USER_AGENT = "Mozilla/5.0 (Windows NT 10.0; Win64; x64) AppleWebKit/537.36 (KHTML, like Gecko) Chrome/134.0.0.0 Safari/537.36 Edg/134.0.0.0"
REQUEST_DELAY = 1.5  # 請求間隔時間(秒)
COOKIE_FILE = "xianyu_cookie.json"  # Cookie存儲文件
MAX_WORKERS = 5  # 最大工作線程數
IMAGE_FOLDER = "xianyu_images"  # 圖片保存文件夾
SUPPORTED_IMAGE_FORMATS = ['jpg', 'jpeg', 'png', 'gif', 'bmp']  # 支持的圖片格式
 
 
class XianyuSpiderGUI:
    def __init__(self, root):
        self.root = root
        self.root.title("閑魚商品爬蟲 v2.1(修復圖片格式問題)")

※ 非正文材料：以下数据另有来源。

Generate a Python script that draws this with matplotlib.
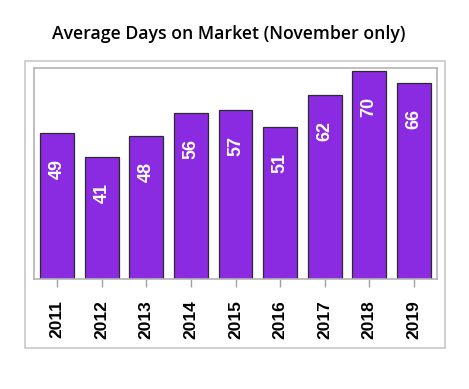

        self.root.geometry("800x600")
        self.root.resizable(True, True)
 
        # 創建日志隊列
        self.log_queue = queue.Queue()
 
        # 創建狀態變量
        self.is_running = False
        self.cookie = ""
        self.token = ""
 
        # 確保圖片文件夾存在
        if not os.path.exists(IMAGE_FOLDER):
            os.makedirs(IMAGE_FOLDER)
 
        # 加載保存的Cookie
        self.load_cookie()
 
        # 創建界面
        self.create_widgets()
 
        # 啟動日志更新線程
        threading.Thread(target=self.update_log, daemon=True).start()
 
    def create_widgets(self):
        # 創建主框架
        main_frame = ttk.Frame(self.root, padding="10")
        main_frame.pack(fill=tk.BOTH, expand=True)
 
        # 輸入區域
        input_frame = ttk.LabelFrame(main_frame, text="爬取設置", padding="10")

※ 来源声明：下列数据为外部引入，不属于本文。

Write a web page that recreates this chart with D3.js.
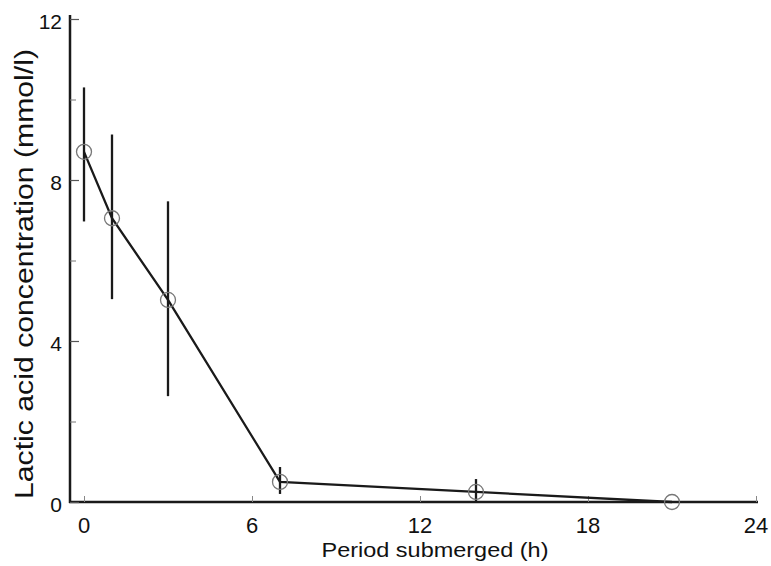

        input_frame.pack(fill=tk.X, pady=(0, 10))
 
        # Cookie輸入
        ttk.Label(input_frame, text="Cookie:").grid(row=0, column=0, sticky=tk.W, pady=2)

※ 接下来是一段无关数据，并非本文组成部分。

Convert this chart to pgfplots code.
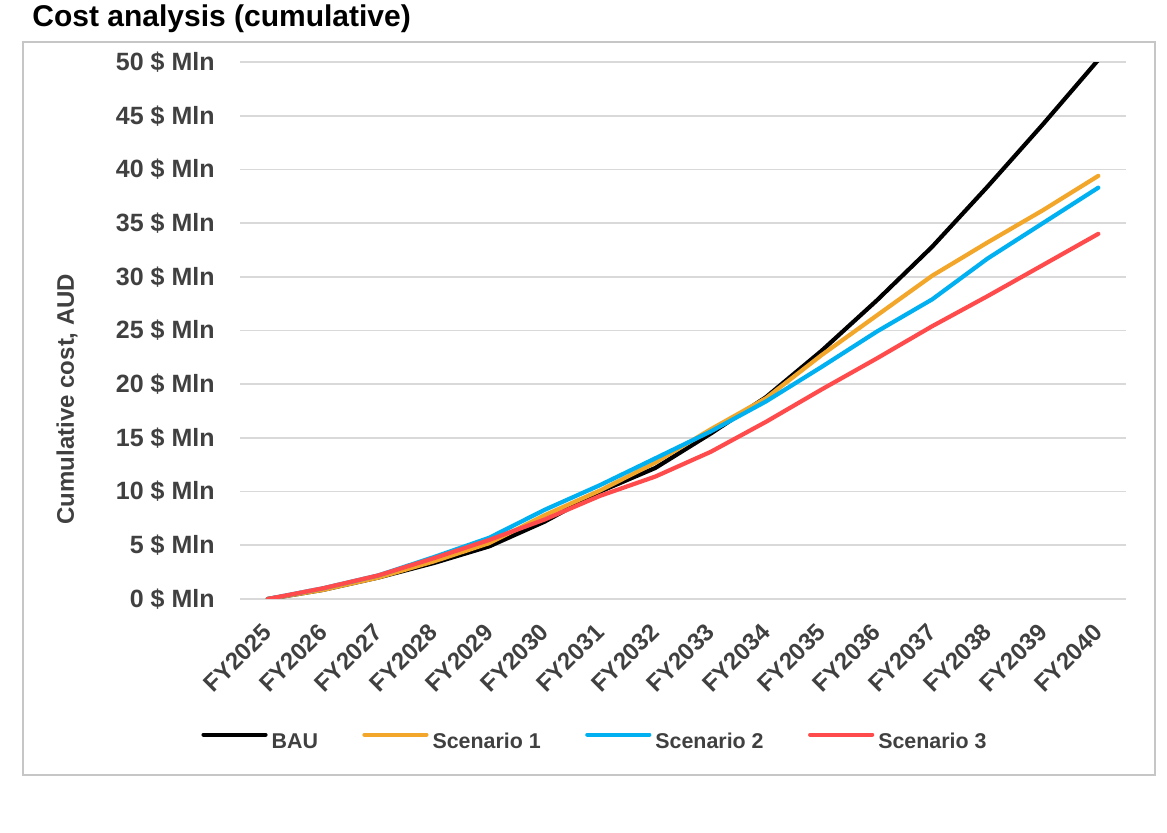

        self.cookie_var = tk.StringVar(value=self.cookie)
        self.cookie_entry = ttk.Entry(input_frame, textvariable=self.cookie_var, width=80)
        self.cookie_entry.grid(row=0, column=1, sticky=tk.EW, padx=(5, 0), pady=2)
 
        # 關鍵詞輸入
        ttk.Label(input_frame, text="關鍵詞:").grid(row=1, column=0, sticky=tk.W, pady=2)
        self.keyword_var = tk.StringVar()
        self.keyword_entry = ttk.Entry(input_frame, textvariable=self.keyword_var, width=30)
        self.keyword_entry.grid(row=1, column=1, sticky=tk.W, padx=(5, 0), pady=2)
 
        # 頁數設置
        ttk.Label(input_frame, text="爬取頁數:").grid(row=2, column=0, sticky=tk.W, pady=2)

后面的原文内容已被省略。